Cross the line

Cross the line

We don’t know why we came here tonight

So sings Adam Kidd on “A New Low”, the hooky rush of a new single from Brighton, England’s Fragile Creatures. The track feels especially triumphant coming on the tail end of eight years of fan base building and constant gigging, a triumphant plateau of sorts. Not that this is a happy song by any means. “This is a brand new low where you’re reaching for the gutter”. The FC is on that “Street Fighting Man” grind as their country faces what the press is fond of calling “uncertain times”. Like only the very cream of protest songs, however, “A New Low” stands on its own as a great track no matter the struggles it may chronicle.

Kidd himself was nice enough to answer our questions on the new jam and much, much more.


You mentioned your parents went through a divorce. You think of kids as being “fragile creatures” when they are coming out of the womb and beyond. Do the other Fragile Creatures members have similar experiences?

I don’t think so…I think I am the only child of divorce from the five of us – maybe that is some kind of record nowadays?

What got you into music?

Hard to pinpoint – I played violin from the age of 7, I think, as part of a school programme. I wanted to play trumpet or cello but my parents couldn’t afford them, so violin served me well. Although I loved singing at this young age and had been playing in school orchestra, I didn’t really properly get into rock and pop music until I was about 14 and my friends asked me to join their band and play bass for them. This prompted me to learn the guitar (no bass available), listen to contemporary music (it was all Beatles before), and start-writing songs – all of which seemed to happen in the blink of teenage eye.

How would you describe the music scene in Brighton now?

So many good artists are from there. We’ve got a lot of music going on, and there are lots of amazing bands coming through all the time, in part thanks to all the music college here and nearby. I do the listings for a local music mag/label/thing called Brightonsfinest and it strikes me that we’ve got this great audience for touring bands, but don’t really have a scene for locals, at least not as strong a scene as you’d expect. I suppose too many people in bands, and audiences who want guaranteed good nights! I think there are some great local promoters working against that though, but it’s always a battle to get people out for unheard of acts. We’ve been around 7-8 years though, so I guess I probably don’t know the scene as well as a 21 year old who’s at music college.

What music do you listen to?

I listen to lots of new music because I present a new music show on TotallyRadio.Com. Cousin Kula were probably my favourite from the last show we recorded.
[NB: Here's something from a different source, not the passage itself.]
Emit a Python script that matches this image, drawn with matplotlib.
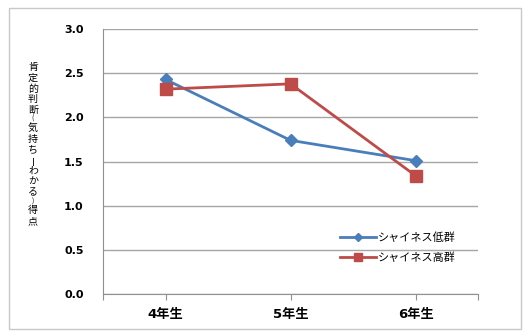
import matplotlib.pyplot as plt
from matplotlib.patches import Rectangle

plt.rcParams['font.family'] = ['DejaVu Sans', 'Noto Sans CJK JP']

# 学年ごとの平均得点
grades = ["4年生", "5年生", "6年生"]
low_shy = [2.43, 1.74, 1.51]
high_shy = [2.32, 2.38, 1.34]
y_ticks = [0.0, 0.5, 1.0, 1.5, 2.0, 2.5, 3.0]
ylabel_text = "肯定的判断(気持ちーわかる)得点"

W, H = 523, 331
fig = plt.figure(figsize=(W / 100, H / 100), dpi=100)
ax = fig.add_axes([0.197, 0.112, 0.717, 0.8])

# 外枠
fig.patches.append(Rectangle((9 / W, 2 / H), 512 / W, 321 / H,
                             transform=fig.transFigure, fill=False,
                             edgecolor='#c8c8c8', linewidth=1))

x = range(len(grades))
ax.plot(x, low_shy, color='#4a7ebb', marker='D', markersize=6, linewidth=2,
        label="シャイネス低群", zorder=3)
ax.plot(x, high_shy, color='#be4b48', marker='s', markersize=8, linewidth=2,
        label="シャイネス高群", zorder=3)

ax.set_xlim(-0.5, 2.5)
ax.set_ylim(0, 3.0)
ax.set_yticks(y_ticks)
ax.set_yticklabels([f"{v:.1f}" for v in y_ticks], fontsize=8, fontweight='bold')
ax.set_xticks([-0.5, 0, 1, 2, 2.5])
ax.set_xticklabels([""] + grades + [""], fontsize=9.5, fontweight='semibold')

ax.grid(axis='y', color='#a6a6a6', linewidth=1)
ax.set_axisbelow(True)
for side in ['top', 'right']:
    ax.spines[side].set_visible(False)
ax.spines['left'].set_color('#909090')
ax.spines['bottom'].set_color('#909090')
ax.tick_params(axis='y', length=0, pad=14)
ax.tick_params(axis='x', length=4, color='#909090', pad=6)

# 縦書きの軸ラベル（1文字ずつ配置、括弧は小さく、長音符は縦向き）
top = 62
for ch in ylabel_text:
    paren = ch in "()"
    step = 8 if paren else 10.6
    fig.text(33 / W, 1 - (top + step / 2) / H, ch,
             fontsize=5 if paren else 7.2,
             ha='center', va='center', rotation=90 if ch == "ー" else 0,
             family=['Noto Sans CJK JP', 'DejaVu Sans'])
    top += step

ax.legend(loc='upper left', bbox_to_anchor=(0.62, 0.25), frameon=False,
          handlelength=3.2, handletextpad=0.2, labelspacing=0.85,
          markerscale=0.65, borderaxespad=0,
          prop={'family': ['Noto Sans CJK JP'], 'size': 8})

fig.savefig("out.png", dpi=100)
Cool band from Bristol. For pleasure, I have this obsessive tendency to listen to one or two artists on repeat, lately that’s Father John Misty, Theo Katzman, and Andy Shauf. I did a big Clash retrospective recently, and I’m planning to do the same and revisit all of Blur’s albums, then The Mars Volta, then Little Feat. Favourite album this year is Weyes Blood’s Titanic Rising.

Do you find using social media to promote your music a drag or do enjoy it?

I hate it but it is a necessary evil. I have a love/hate relationship with social media. It gives you a bit of a kicking now and then, but it also lets you connect with people you otherwise would never connect with. I’ll take the smooth with the rough. If I could leave Facebook though I absolutely would – insidious thing. I think I’m not alone in this though – I may plan a strategic exit from Facebook over the next year or so.

Good luck with that. Tell me a fun fact about the band.

Our drummer, James Crump, can spin anything on his finger. He used to play a lot of basketball, but he’s way beyond spinning a basketball. Pass him any object and, after taking a second to figure out the centre of gravity, everything spins.

Was the latest single, “A New Low”, pointed at Brexit?

Not exactly. I was triggered by Katie Hopkins, when she compared refugees to cockroaches.

So really it’s about this polarisation of opinion, the politics of hate we all are facing, day in day out. I think we should all try and learn how to be nice to each other again.